Onion Architecture – PwP Episode 2

Challenges

  • Codebases tightly coupled and difficult to change without causing breakages.
  • Refactoring halted due to fear of introducing new bugs.
  • Development slows, producing more bugs and increasing production disruptions.

Solutions

  • Employing Onion Architecture to separate concerns and manage dependencies.
  • Using interfaces for behavior contracts to reduce coupling.
  • Externalizing infrastructure for a more modular design.

Benefits

  • Easier-to-maintain applications with improved separation of concerns.
  • Reduced risk of bugs when making changes.
  • Long-term scalability for complex, business-critical systems.

In today’s episode, Jeffrey is going to talk about an architectural solution for code organization and dependency management.

You may have witnessed a code base that was so coupled and so difficult to change, changing one thing caused two other things to break in a seemingly different part of the code base that was totally unrelated. Then you become afraid to make changes. After that happens, refactoring to better patterns just stops in an effort to avoid those breakages.

When development slows, it produces more bugs than it fixed. Maybe it causes disruption in production. It’s a symptom of flawed architecture and flawed architecture doesn’t just mean your web app should have been a desktop or a mobile app. It means that there’s an architectural element missing.

When you find yourself drowning in a mountain of development work, just stop and back up and look for an architectural solution.

Back around 2008, Jeffrey published some articles on Onion Architecture which has some specific tenants for managing dependencies and the different types of code in an application.
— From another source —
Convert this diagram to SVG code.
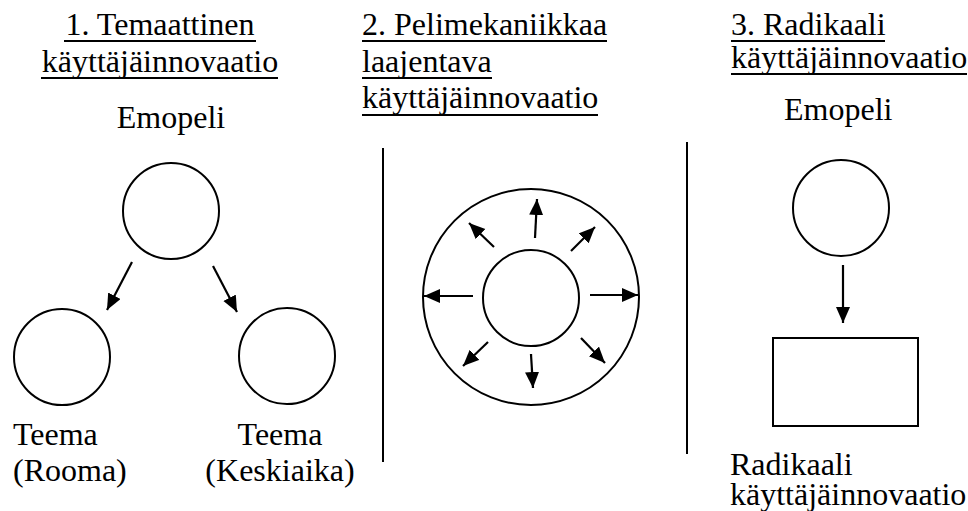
<svg xmlns="http://www.w3.org/2000/svg" width="968" height="511" viewBox="0 0 968 511">
  <style>
    .shape { fill: #fff; stroke: #000; stroke-width: 2; }
    .edge { stroke: #000; stroke-width: 2.2; fill: none; marker-end: url(#head); }
    .rule { stroke: #000; stroke-width: 2; }
  </style>
  <defs>
    <marker id="head" markerUnits="userSpaceOnUse" markerWidth="18" markerHeight="16" refX="16" refY="7" orient="auto">
      <path d="M0,0 L16,7 L0,14 Z" fill="#000"/>
    </marker>
  </defs>
  <rect width="968" height="511" fill="#fff"/>

  <!-- column headings -->
  <g id="heading-1">
    <text font-family="Liberation Serif" font-size="32" text-anchor="middle" x="160" y="35">1. Temaattinen</text>
    <text font-family="Liberation Serif" font-size="32" text-anchor="middle" x="160" y="72">käyttäjäinnovaatio</text>
    <line class="rule" x1="64" y1="41" x2="256" y2="41"/>
    <line class="rule" x1="41" y1="78" x2="278" y2="78"/>
  </g>
  <g id="heading-2">
    <text font-family="Liberation Serif" font-size="32" x="362" y="35">2. Pelimekaniikkaa</text>
    <text font-family="Liberation Serif" font-size="32" x="362" y="72">laajentava</text>
    <text font-family="Liberation Serif" font-size="32" x="362" y="108">käyttäjäinnovaatio</text>
    <line class="rule" x1="362" y1="41" x2="607" y2="41"/>
    <line class="rule" x1="362" y1="78" x2="492" y2="78"/>
    <line class="rule" x1="362" y1="115" x2="598" y2="115"/>
  </g>
  <g id="heading-3">
    <text font-family="Liberation Serif" font-size="32" x="731" y="35">3. Radikaali</text>
    <text font-family="Liberation Serif" font-size="32" x="731" y="68">käyttäjäinnovaatio</text>
    <line class="rule" x1="731" y1="41" x2="885" y2="41"/>
    <line class="rule" x1="731" y1="74" x2="967" y2="74"/>
  </g>

  <!-- column separators -->
  <g id="separators">
    <line class="rule" x1="383" y1="148" x2="383" y2="462"/>
    <line class="rule" x1="687" y1="142" x2="687" y2="454"/>
  </g>

  <!-- 1: parent game branching into themes -->
  <g id="emopeli-1">
    <text font-family="Liberation Serif" font-size="32" text-anchor="middle" x="171" y="128">Emopeli</text>
    <circle class="shape" cx="171" cy="211" r="48"/>
  </g>
  <g id="teema-rooma">
    <circle class="shape" cx="62" cy="357" r="48"/>
    <text font-family="Liberation Serif" font-size="32" x="13" y="445">Teema</text>
    <text font-family="Liberation Serif" font-size="32" x="13" y="481">(Rooma)</text>
  </g>
  <g id="teema-keskiaika">
    <circle class="shape" cx="287" cy="356" r="48"/>
    <text font-family="Liberation Serif" font-size="32" text-anchor="middle" x="280" y="445">Teema</text>
    <text font-family="Liberation Serif" font-size="32" text-anchor="middle" x="280" y="481">(Keskiaika)</text>
  </g>

  <!-- 2: core game and its extended mechanics -->
  <g id="laajennus">
    <circle class="shape" cx="531" cy="297" r="108"/>
  </g>
  <g id="ydinpeli">
    <circle class="shape" cx="531" cy="298" r="48"/>
  </g>

  <!-- 3: parent game turned into a new product -->
  <g id="emopeli-3">
    <text font-family="Liberation Serif" font-size="32" x="784" y="120">Emopeli</text>
    <circle class="shape" cx="841" cy="208" r="48"/>
  </g>
  <g id="radikaali">
    <rect class="shape" x="773" y="338" width="145" height="88"/>
    <text font-family="Liberation Serif" font-size="32" x="730" y="475">Radikaali</text>
    <text font-family="Liberation Serif" font-size="32" x="730" y="505">käyttäjäinnovaatio</text>
  </g>

  <!-- connectors -->
  <g id="connectors">
    <line class="edge" x1="132" y1="262" x2="107" y2="310"/>
    <line class="edge" x1="213" y1="266" x2="237" y2="312"/>

    <line class="edge" x1="535" y1="238" x2="537" y2="199"/>
    <line class="edge" x1="571" y1="251" x2="595" y2="227"/>
    <line class="edge" x1="590" y1="295" x2="638" y2="295"/>
    <line class="edge" x1="581" y1="338" x2="605" y2="363"/>
    <line class="edge" x1="531" y1="354" x2="533" y2="388"/>
    <line class="edge" x1="488" y1="342" x2="463" y2="366"/>
    <line class="edge" x1="473" y1="296" x2="424" y2="296"/>
    <line class="edge" x1="494" y1="247" x2="469" y2="223"/>

    <line class="edge" x1="843" y1="265" x2="843" y2="323"/>
  </g>
</svg>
Since then, Onion Architecture has been published and referenced in books, articles and tutorials online.

There is a specific type of organizational structure for an application and that’s what Jeffrey calls Onion Architecture. This leads to more maintainable applications, emphasizing the separation of concerns throughout the system.

This architecture is not appropriate for just small websites, tiny applications, or small things that are short-lived or maybe even so targeted; you can basically memorize the whole code base and see it all together. This organizational structure is appropriate for long-lived business applications as well as applications with complex behavior. For example, it emphasizes the use of interfaces for behavior contracts and it forces the externalization of infrastructure.